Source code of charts
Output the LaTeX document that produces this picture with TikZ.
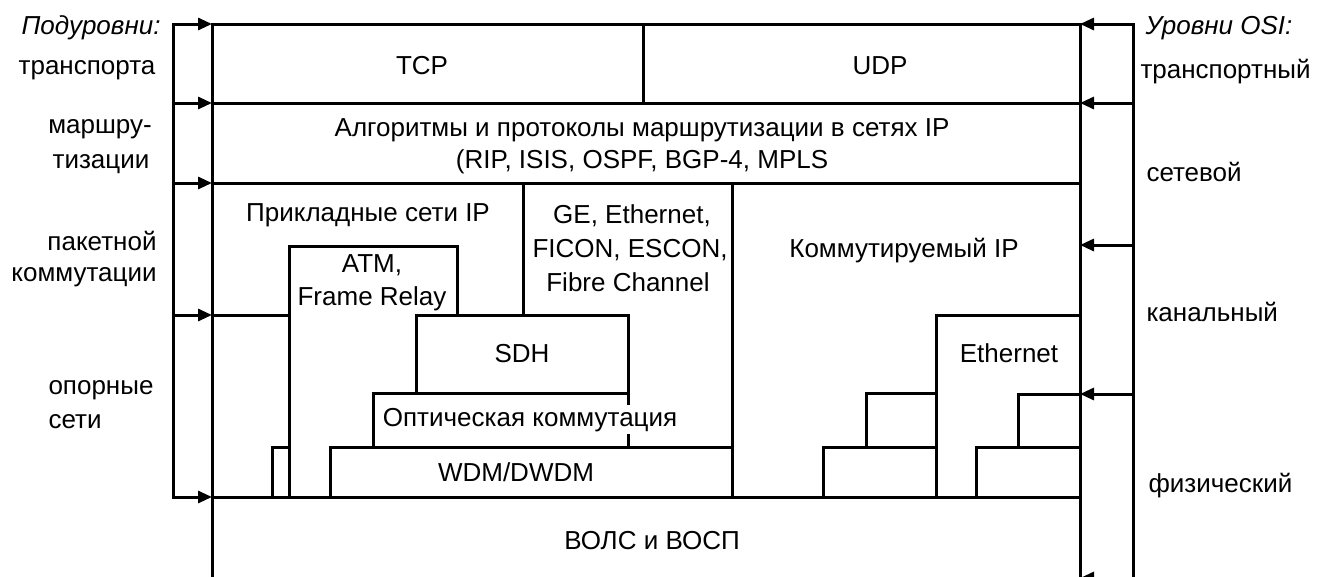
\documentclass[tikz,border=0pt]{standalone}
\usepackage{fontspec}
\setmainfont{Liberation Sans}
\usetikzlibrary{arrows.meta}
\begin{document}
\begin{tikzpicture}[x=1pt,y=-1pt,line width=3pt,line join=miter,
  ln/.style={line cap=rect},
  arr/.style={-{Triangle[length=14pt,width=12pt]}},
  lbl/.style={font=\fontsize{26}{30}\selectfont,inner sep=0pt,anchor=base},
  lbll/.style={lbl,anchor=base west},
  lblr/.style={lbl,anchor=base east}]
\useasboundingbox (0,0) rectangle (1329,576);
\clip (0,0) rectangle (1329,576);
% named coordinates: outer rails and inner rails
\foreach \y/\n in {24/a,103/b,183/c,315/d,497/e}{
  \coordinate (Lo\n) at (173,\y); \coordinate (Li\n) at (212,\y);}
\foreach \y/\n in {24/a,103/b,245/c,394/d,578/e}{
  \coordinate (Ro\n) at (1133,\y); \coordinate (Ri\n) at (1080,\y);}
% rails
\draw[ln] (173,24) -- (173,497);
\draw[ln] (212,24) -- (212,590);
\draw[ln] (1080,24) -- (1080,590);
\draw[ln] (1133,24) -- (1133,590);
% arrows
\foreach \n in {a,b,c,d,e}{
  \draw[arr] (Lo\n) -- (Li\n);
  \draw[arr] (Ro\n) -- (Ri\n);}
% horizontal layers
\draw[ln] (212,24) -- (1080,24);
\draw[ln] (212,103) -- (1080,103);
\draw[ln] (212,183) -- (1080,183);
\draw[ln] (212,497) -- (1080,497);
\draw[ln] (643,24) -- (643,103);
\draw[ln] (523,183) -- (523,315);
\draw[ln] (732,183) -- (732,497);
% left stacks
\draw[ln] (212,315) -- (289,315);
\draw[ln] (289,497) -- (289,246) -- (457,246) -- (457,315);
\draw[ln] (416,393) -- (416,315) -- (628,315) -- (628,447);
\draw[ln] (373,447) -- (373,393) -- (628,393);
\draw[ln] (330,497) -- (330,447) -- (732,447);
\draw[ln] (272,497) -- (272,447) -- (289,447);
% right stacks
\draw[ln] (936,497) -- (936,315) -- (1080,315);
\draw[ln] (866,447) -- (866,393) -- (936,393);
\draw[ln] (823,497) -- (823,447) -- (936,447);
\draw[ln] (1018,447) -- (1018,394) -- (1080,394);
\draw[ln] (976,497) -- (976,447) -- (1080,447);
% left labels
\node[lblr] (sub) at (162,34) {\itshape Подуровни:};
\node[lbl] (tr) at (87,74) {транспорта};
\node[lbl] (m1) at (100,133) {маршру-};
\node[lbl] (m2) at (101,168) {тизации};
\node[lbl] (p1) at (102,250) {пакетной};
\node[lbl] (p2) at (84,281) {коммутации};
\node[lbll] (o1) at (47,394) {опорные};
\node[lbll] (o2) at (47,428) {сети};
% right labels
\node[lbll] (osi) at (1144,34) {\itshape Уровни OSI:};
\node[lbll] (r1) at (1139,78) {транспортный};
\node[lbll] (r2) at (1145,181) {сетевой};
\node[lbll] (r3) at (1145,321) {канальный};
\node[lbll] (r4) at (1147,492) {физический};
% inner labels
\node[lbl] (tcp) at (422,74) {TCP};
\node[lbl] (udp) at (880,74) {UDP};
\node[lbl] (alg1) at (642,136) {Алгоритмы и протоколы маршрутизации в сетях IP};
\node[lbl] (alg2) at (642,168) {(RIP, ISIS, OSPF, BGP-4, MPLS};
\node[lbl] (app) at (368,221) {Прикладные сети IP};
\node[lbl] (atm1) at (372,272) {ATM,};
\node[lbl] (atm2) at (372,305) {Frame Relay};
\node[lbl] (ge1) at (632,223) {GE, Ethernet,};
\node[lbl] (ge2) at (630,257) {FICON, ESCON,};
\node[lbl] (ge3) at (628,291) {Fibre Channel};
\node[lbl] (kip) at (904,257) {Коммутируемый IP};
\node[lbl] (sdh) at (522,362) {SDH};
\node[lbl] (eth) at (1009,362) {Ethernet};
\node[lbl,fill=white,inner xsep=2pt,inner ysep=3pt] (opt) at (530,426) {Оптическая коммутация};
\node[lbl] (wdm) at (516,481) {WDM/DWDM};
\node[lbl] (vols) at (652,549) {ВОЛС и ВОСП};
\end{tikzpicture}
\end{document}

...

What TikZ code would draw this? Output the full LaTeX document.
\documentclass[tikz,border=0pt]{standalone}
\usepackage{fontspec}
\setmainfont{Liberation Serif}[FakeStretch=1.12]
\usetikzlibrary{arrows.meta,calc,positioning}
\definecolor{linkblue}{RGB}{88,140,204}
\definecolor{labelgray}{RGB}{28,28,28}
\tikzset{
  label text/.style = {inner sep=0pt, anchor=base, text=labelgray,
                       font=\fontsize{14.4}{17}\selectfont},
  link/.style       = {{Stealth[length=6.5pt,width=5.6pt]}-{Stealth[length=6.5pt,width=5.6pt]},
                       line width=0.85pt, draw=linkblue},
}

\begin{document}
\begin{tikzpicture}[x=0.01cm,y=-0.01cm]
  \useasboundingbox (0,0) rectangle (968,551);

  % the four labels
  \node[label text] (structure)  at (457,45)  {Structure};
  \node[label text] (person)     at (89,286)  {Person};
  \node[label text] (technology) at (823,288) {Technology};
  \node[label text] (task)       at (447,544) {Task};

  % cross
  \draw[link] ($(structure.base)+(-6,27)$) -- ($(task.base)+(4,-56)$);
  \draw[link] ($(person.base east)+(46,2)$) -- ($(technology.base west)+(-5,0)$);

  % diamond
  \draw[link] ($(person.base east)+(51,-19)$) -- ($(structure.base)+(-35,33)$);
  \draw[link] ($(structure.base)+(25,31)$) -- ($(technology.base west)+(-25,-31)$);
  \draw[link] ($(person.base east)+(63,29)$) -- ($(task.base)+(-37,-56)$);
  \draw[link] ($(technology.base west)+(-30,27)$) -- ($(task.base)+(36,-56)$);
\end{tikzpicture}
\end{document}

Written request: Exactly how many lines of the listing above contain the string "LaTeX"? Give no more than the number.

Expected answer: 2